Common Mistakes to Avoid

When working with cosec, there are a few common mistakes that students often make. Being aware of these pitfalls can help you avoid errors and improve your understanding of the concept. Here are some of the most frequent mistakes:

• Confusing cosec with cosine: One of the most common errors is confusing cosecant (cosec) with cosine (cos). Remember that cosecant is the reciprocal of sine, not cosine. Be careful to use the correct function when solving problems.
• Forgetting the reciprocal relationship: Always remember that cosec(θ) = 1 / sin(θ). Forgetting this fundamental relationship can lead to incorrect calculations and misunderstandings.
• Incorrect calculator mode: Ensure that your calculator is in the correct mode (degrees or radians) when calculating trigonometric functions. Using the wrong mode will result in incorrect values for sine and, consequently, cosecant.
• Dividing by zero: Remember that cosecant is undefined when the sine of the angle is zero. Avoid dividing by zero when calculating cosecant values.
• Incorrectly applying identities: When using trigonometric identities involving cosecant, make sure you apply them correctly. Double-check your formulas and ensure that you understand the relationships between the functions.

By being mindful of these common mistakes, you can minimize errors and improve your accuracy when working with cosecant and other trigonometric functions.

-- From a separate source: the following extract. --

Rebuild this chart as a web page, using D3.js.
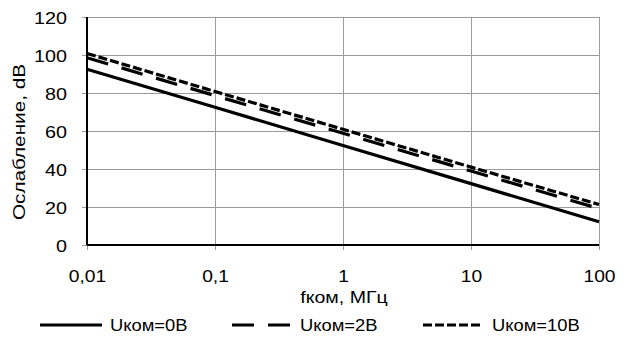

The key to success is to practice, review the fundamental concepts, and double-check your work.

Conclusion

So, there you have it! Cosec, or cosecant, is simply the reciprocal of the sine function. It's a valuable tool in trigonometry and has applications in various fields like physics, engineering, and computer graphics. Understanding its relationship with sine, cosine, and tangent is crucial for mastering trigonometry. By knowing how to calculate cosec and avoiding common mistakes, you'll be well-equipped to tackle any trigonometric problem that comes your way. Keep practicing, and you'll become a cosec pro in no time! Keep up the great work, guys!